Plimpton was glib, witty, athletic and a gifted writer. Co-editor of The Paris Revue, he wrote for other magazines as well. In the late 1950s he had an idea, knew people who helped him gain access, and began a series on what it was like to essentially step out of the bleachers and compete in professional sports. He pitched in a pre-season game at Yankee Stadium, sparred with Sugar Ray Robinson, quarterbacked in a Detroit Lions scrimmage. He wrote books and, as years passed, trained with the Boston Bruins, the Baltimore Colts and spent time with friends as flaky as Alex Karras and influential as Robert Kennedy. And always there were fireworks. He became so well known for them that Mayor John Lindsay, in a lighthearted moment, gave him the honorary title of “New York City Fireworks Commissioner.” Plimpton’s parties were extreme, and when fireworks debris rained down on neighbors he cited his title, claimed he’d given himself a permit. It was said that police, unless he actually maimed someone, weren’t going to interfere.

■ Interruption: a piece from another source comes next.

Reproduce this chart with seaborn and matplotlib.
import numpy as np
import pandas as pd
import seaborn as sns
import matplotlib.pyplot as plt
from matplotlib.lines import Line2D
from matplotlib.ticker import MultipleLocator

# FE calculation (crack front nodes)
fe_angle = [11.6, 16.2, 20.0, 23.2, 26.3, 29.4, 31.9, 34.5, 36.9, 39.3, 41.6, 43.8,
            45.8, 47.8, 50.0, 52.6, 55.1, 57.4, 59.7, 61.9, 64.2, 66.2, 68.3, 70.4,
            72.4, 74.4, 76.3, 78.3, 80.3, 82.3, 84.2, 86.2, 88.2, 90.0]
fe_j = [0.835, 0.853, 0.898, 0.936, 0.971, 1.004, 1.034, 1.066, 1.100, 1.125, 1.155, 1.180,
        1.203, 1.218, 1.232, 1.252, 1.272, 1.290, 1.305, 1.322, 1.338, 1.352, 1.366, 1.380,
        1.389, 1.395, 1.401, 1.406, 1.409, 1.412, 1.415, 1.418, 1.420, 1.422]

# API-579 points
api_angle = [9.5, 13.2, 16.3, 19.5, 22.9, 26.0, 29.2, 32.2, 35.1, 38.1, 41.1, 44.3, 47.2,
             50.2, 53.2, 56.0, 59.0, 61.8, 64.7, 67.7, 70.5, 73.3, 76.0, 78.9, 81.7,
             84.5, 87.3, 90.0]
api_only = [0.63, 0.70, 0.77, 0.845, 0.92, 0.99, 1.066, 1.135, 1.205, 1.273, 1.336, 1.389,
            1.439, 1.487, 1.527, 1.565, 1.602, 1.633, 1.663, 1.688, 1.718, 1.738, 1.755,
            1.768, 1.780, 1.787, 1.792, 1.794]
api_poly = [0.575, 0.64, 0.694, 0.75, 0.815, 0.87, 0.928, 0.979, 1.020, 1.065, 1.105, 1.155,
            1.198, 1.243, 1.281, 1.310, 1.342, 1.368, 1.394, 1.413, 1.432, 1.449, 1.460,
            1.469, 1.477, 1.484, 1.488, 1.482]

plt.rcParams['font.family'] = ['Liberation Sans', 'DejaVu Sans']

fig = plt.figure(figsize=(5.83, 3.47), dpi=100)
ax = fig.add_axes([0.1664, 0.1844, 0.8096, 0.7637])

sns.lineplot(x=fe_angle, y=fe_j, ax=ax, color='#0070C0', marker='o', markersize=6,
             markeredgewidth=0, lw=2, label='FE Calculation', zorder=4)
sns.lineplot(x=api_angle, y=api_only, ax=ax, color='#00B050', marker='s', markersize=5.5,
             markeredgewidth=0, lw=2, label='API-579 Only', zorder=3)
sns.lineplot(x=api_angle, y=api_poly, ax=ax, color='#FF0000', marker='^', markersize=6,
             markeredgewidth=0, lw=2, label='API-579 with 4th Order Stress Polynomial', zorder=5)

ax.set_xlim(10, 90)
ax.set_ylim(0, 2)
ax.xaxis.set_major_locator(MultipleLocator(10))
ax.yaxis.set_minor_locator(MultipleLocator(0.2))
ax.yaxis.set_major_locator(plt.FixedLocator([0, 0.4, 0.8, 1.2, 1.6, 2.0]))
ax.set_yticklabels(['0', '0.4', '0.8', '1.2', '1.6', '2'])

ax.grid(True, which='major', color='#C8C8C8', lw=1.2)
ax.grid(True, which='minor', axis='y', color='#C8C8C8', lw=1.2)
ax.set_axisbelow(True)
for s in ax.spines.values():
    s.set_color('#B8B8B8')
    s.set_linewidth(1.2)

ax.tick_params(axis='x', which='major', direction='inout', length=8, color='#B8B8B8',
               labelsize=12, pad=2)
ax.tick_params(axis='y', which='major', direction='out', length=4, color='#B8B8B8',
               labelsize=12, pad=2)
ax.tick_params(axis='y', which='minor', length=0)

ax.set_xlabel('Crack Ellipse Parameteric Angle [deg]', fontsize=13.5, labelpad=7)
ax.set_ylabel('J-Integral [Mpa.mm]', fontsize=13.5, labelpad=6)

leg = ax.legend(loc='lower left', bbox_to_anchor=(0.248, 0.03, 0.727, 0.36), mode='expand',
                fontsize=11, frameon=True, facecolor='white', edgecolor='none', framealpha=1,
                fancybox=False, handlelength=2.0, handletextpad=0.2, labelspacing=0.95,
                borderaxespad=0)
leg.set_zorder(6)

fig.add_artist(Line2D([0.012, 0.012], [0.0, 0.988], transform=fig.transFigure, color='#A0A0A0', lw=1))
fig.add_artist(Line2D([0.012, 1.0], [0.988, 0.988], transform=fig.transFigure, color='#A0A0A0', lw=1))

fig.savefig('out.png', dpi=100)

Meanwhile, I was muddling through the law enforcement academy and FBI’s hazard devices school. One summer, as July 4 approached, there were a number of fireworks injuries and a directive came from Des Moines—crack down on violators. It was an uphill swim. The statute was flimsy, an annual buying trip to Missouri ingrained in everyone from fire chiefs to preachers, and I was trying to get misdemeanor prosecutions out of county attorneys like the one in Glenwood, who was notorious for celebrating the 4th with a few sticks of dynamite.

From New York came a news account that Plimpton was working on a Roman candle that was 40 ½ inches in diameter, several feet tall and weighed 720 pounds. For someone in my line of work this was breathtaking. I was confiscating cherry bombs and bottle rockets. His, which he called “Fat Man” (after the atomic bomb that destroyed Nagasaki), was expected to soar 1,000 feet into the night sky, then detonate with a horrendous explosion and glorious starburst.

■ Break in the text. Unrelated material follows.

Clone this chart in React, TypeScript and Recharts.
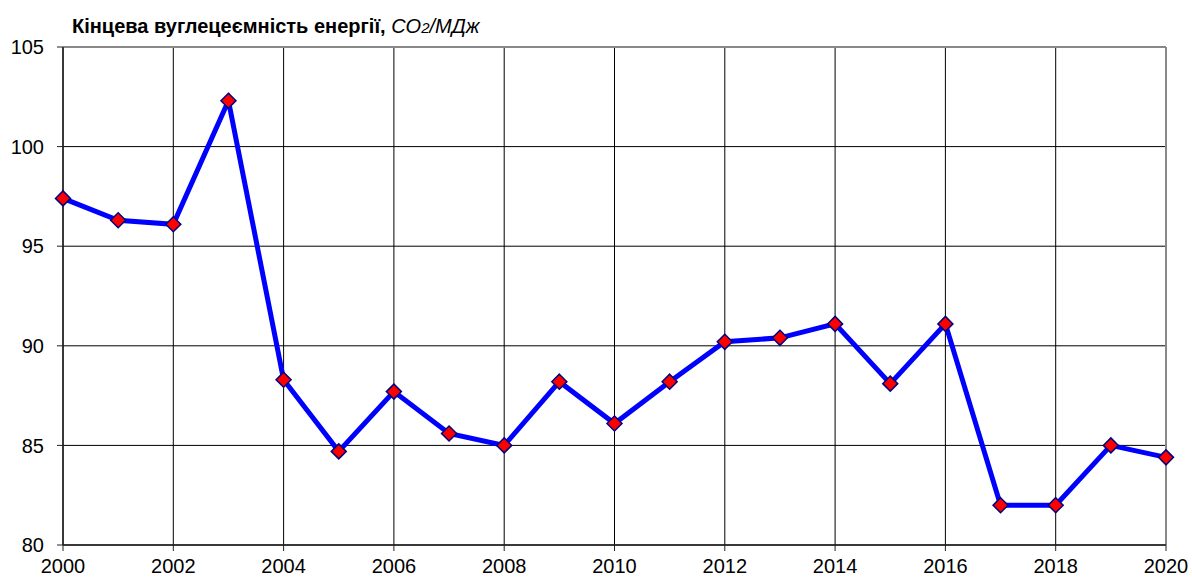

We’d done a couple of news releases on the danger of fireworks and local media followed up. A reporter with KMA asked for my reaction to the Plimpton story.

The honest answer was that I’d have given a week’s wages to see that mother fly. That wouldn’t do, so I went with one on the serious problem of commercial fireworks in the hands of unsupervised children, compounded by Plimpton spreading the dangerous idea of making big ones at home.

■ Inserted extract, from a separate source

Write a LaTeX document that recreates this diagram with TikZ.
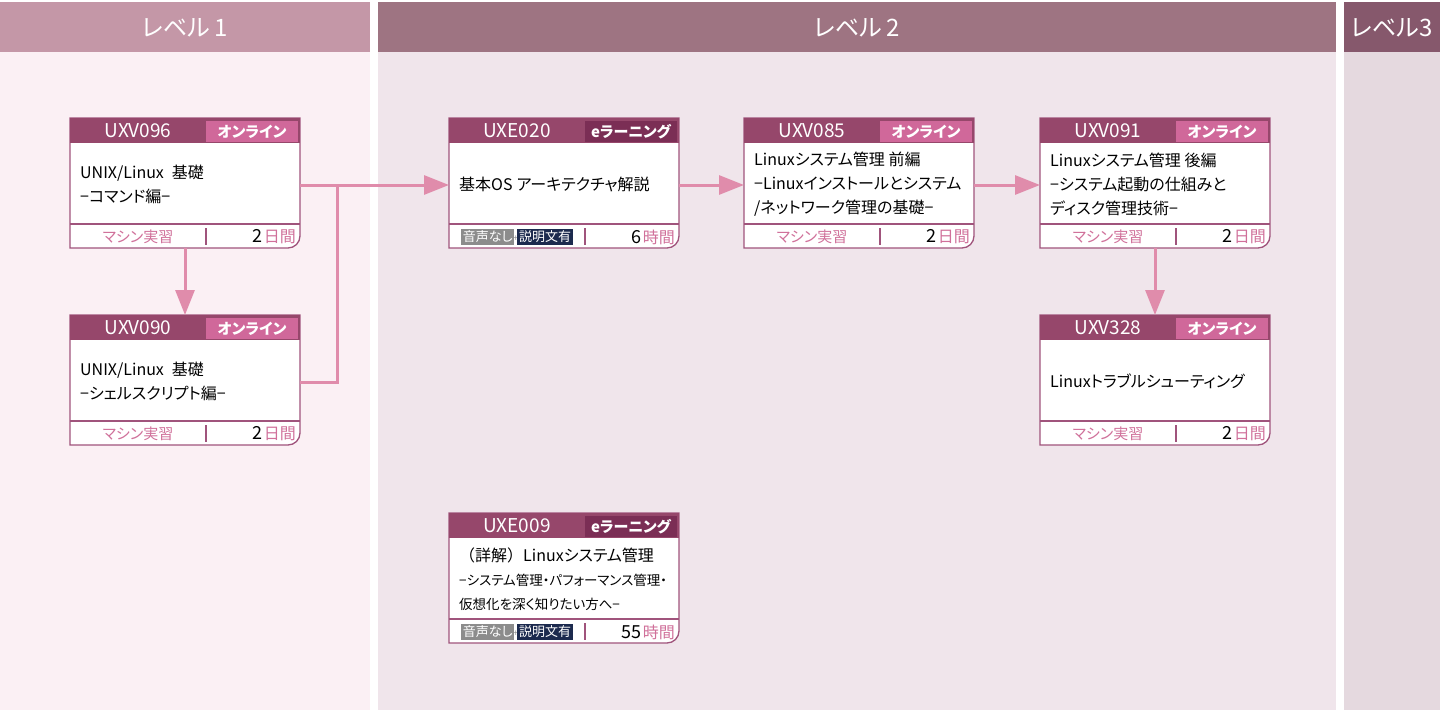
\documentclass[tikz,border=0pt]{standalone}
\usepackage{fontspec}
\setmainfont{Noto Sans CJK JP}[RawFeature=+palt]
\usetikzlibrary{arrows.meta}
\definecolor{lvA}{HTML}{C497A7}
\definecolor{lvAbg}{HTML}{FBF0F4}
\definecolor{lvB}{HTML}{9E7482}
\definecolor{lvBbg}{HTML}{F0E5EB}
\definecolor{lvC}{HTML}{86586C}
\definecolor{lvCbg}{HTML}{E5D9DF}
\definecolor{cardhdr}{HTML}{96476B}
\definecolor{cardborder}{HTML}{A0547C}
\definecolor{tagon}{HTML}{D0689A}
\definecolor{tagel}{HTML}{7B2E55}
\definecolor{pinktxt}{HTML}{D0709A}
\definecolor{arrowc}{HTML}{E08CAB}
\definecolor{badgegray}{HTML}{8C8C8C}
\definecolor{badgenavy}{HTML}{1C2A4E}
\tikzset{
  cardnode/.style={minimum width=230pt,minimum height=130pt,inner sep=0pt,outer sep=0pt},
  codetxt/.style={text=white,font=\fontsize{19}{19}\selectfont,inner sep=0pt},
  tagtxt/.style={text=white,font=\fontsize{15}{15}\selectfont\bfseries,inner sep=0pt},
  bodytxt/.style={text=black,font=\fontsize{16}{24}\selectfont,align=left,inner sep=0pt},
  foottxt/.style={inner sep=0pt},
  lvhdr/.style={text=white,font=\fontsize{24}{24}\selectfont},
  conn/.style={draw=arrowc,line width=3pt},
  arr/.style={conn,-{Triangle[length=25pt,width=19pt]}},
}
\newcommand{\mcLeft}{\textcolor{pinktxt}{\fontsize{15}{15}\selectfont マシン実習}}
\newcommand{\elLeft}{{\setlength{\fboxsep}{1.8pt}\fontsize{13}{13}\selectfont\colorbox{badgegray}{\textcolor{white}{音声なし}}\kern-1pt{\fontsize{9}{9}\selectfont\textcolor{badgegray}{+}}\kern-1pt\colorbox{badgenavy}{\textcolor{white}{説明文有}}}}
\newcommand{\durDays}[1]{{\fontsize{18}{18}\selectfont #1}\,\textcolor{pinktxt}{\fontsize{16}{16}\selectfont 日間}}
\newcommand{\durHours}[1]{{\fontsize{18}{18}\selectfont #1}\,\textcolor{pinktxt}{\fontsize{16}{16}\selectfont 時間}}
% #1 name #2 x #3 y #4 code #5 tag colour #6 tag text #7 body #8 footer left #9 duration
\newcommand{\crsCard}[9]{%
  \node[cardnode,anchor=north west] (#1) at (#2,#3) {};
  \path[fill=white,draw=cardborder,line width=1.3pt] (#2,#3) -- (#2+230,#3) -- (#2+230,#3+118)
     .. controls (#2+230,#3+124.6) and (#2+224.6,#3+130) .. (#2+218,#3+130) -- (#2,#3+130) -- cycle;
  \fill[cardhdr] (#2,#3) rectangle (#2+230,#3+25);
  \fill[#5] (#2+136,#3+3) rectangle (#2+228,#3+24);
  \node[codetxt] at (#2+68,#3+13) {#4};
  \node[tagtxt] at (#2+182,#3+13.5) {#6};
  \node[bodytxt,anchor=west] at (#2+10,#3+66) {#7};
  \draw[cardborder,line width=1.3pt] (#2,#3+106) -- (#2+230,#3+106);
  \draw[cardborder,line width=1.3pt] (#2+136,#3+110) -- (#2+136,#3+127);
  \node[foottxt] at (#2+68,#3+119) {#8};
  \node[foottxt,anchor=east] at (#2+226,#3+119) {#9};
}
\begin{document}
\begin{tikzpicture}[x=1pt,y=-1pt]
\useasboundingbox (0,0) rectangle (1440,710);
\fill[white] (0,0) rectangle (1440,710);
% level columns
\fill[lvAbg] (0,52) rectangle (370,710);
\fill[lvBbg] (378,52) rectangle (1336,710);
\fill[lvCbg] (1344,52) rectangle (1440,710);
\fill[lvA] (0,2) rectangle (370,52);
\fill[lvB] (378,2) rectangle (1336,52);
\fill[lvC] (1344,2) rectangle (1440,52);
\node[lvhdr] (h1) at (185,28) {レベル\,1};
\node[lvhdr] (h2) at (857,28) {レベル\,2};
\node[lvhdr] (h3) at (1392,28) {レベル3};
% cards
\crsCard{uxv096}{70}{118}{UXV096}{tagon}{オンライン}{UNIX/Linux\kern8pt 基礎\\−コマンド編−}{\mcLeft}{\durDays{2}}
\crsCard{uxv090}{70}{315}{UXV090}{tagon}{オンライン}{UNIX/Linux\kern8pt 基礎\\−シェルスクリプト編−}{\mcLeft}{\durDays{2}}
\crsCard{uxe020}{449}{118}{UXE020}{tagel}{eラーニング}{基本OS\kern4pt アーキテクチャ解説}{\elLeft}{\durHours{6}}
\crsCard{uxv085}{744}{118}{UXV085}{tagon}{オンライン}{Linuxシステム管理 前編\\−Linuxインストールとシステム\\/ネットワーク管理の基礎−}{\mcLeft}{\durDays{2}}
\crsCard{uxv091}{1040}{118}{UXV091}{tagon}{オンライン}{Linuxシステム管理 後編\\−システム起動の仕組みと\\ディスク管理技術−}{\mcLeft}{\durDays{2}}
\crsCard{uxv328}{1040}{315}{UXV328}{tagon}{オンライン}{Linuxトラブルシューティング}{\mcLeft}{\durDays{2}}
\crsCard{uxe009}{449}{513}{UXE009}{tagel}{eラーニング}{{\addfontfeatures{RawFeature=-palt}（詳解）}Linuxシステム管理\\{\fontsize{13.5}{13.5}\selectfont −システム管理・パフォーマンス管理・}\\{\fontsize{13.5}{13.5}\selectfont 仮想化を深く知りたい方へ−}}{\elLeft}{\durHours{55}}
% connectors
\coordinate (j) at (337,185);
\draw[conn] ([yshift=-2pt]uxv090.east) -| (j);
\draw[arr] ([yshift=-2pt]uxv096.east) -- (j) -- ([yshift=-2pt]uxe020.west);
\draw[arr] (uxv096.south) -- (uxv090.north);
\draw[arr] ([yshift=-2pt]uxe020.east) -- ([yshift=-2pt]uxv085.west);
\draw[arr] ([yshift=-2pt]uxv085.east) -- ([yshift=-2pt]uxv091.west);
\draw[arr] (uxv091.south) -- (uxv328.north);
\end{tikzpicture}
\end{document}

“Fat Man” didn’t launch. According to a later news story, it blew up on the ground, leaving a crater 35 feet wide and 10 feet deep. Working with the Grucci family of fireworks fame, Plimpton tried again. His second 720 pound device was fired at Cape Canaveral. This one was also a failure, although a news reporter said it broke a few hundred windows in nearby Titusville, Fla.

Plimpton’s book, “Fireworks,” tells more about his life and relationship with pyrotechnics. I’d be glad to loan my copy to anyone wanting to read it.